Frying and Assembly:
- Shape the doughnuts: Turn the dough out onto a well floured surface. Weigh the dough, and divide into 14 equal weight portions; each piece of dough should weigh about 75g. Roll each portion into a tight ball and then slightly flatten the ball into a disc shape. Place the doughnuts on a baking sheet lined with parchment paper, leaving an adequate space between each one, then cover with plastic wrap. (You will need two baking sheets.)
- Allow the doughnuts to proof for 20 minutes (this will take longer if your dough is cold but just check after 20 minutes to see how they are doing). When you poke them lightly with your finger, it should leave a small indentation.
- While the doughnuts are proofing, heat the canola oil to 350°F (180°C) in a deep fryer or a large heavy-bottomed pot (cast iron works great). Line a baking sheet with a double layer of paper towels for draining the doughnuts.
- Fry the doughnuts: Once the oil has come to temperature, gently lower the doughnuts (no more than 2-3 at a time) into the hot oil. Fry until golden brown on the underside, 2 to 3 minutes. Carefully turn the doughnuts over and fry for an additional 2 to 3 minutes, or until the other side is golden brown as well.

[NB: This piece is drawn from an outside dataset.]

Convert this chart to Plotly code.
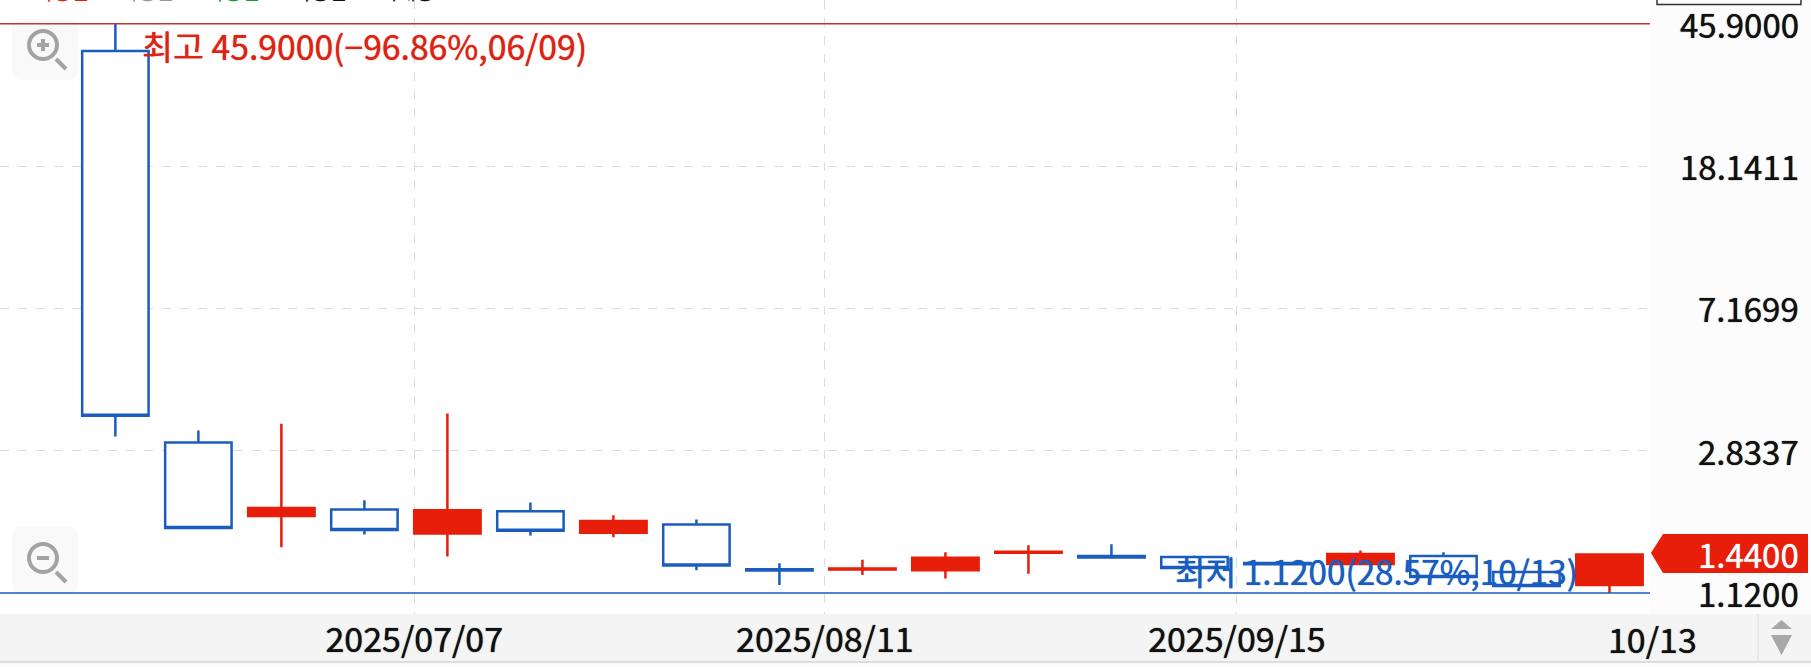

Using a slotted spoon, remove the doughnuts to the paper towel-lined baking sheet to remove any excess oil, and then transfer to a cooling rack. Repeat the process with the rest of the doughnuts.
- As soon as the doughnuts are cool enough to handle, toss them in the pumpkin spice sugar one at a time to evenly coat them. Return the doughnuts to the cooling rack and allow to cool completely, about 30 minutes. In the meantime, transfer the pumpkin cheesecake filling to a piping bag.
- Poke a hole in the side of each doughnut and fill with the pumpkin cheesecake filling. The doughnuts should be served as soon as they are filled. They are best the same day they are made.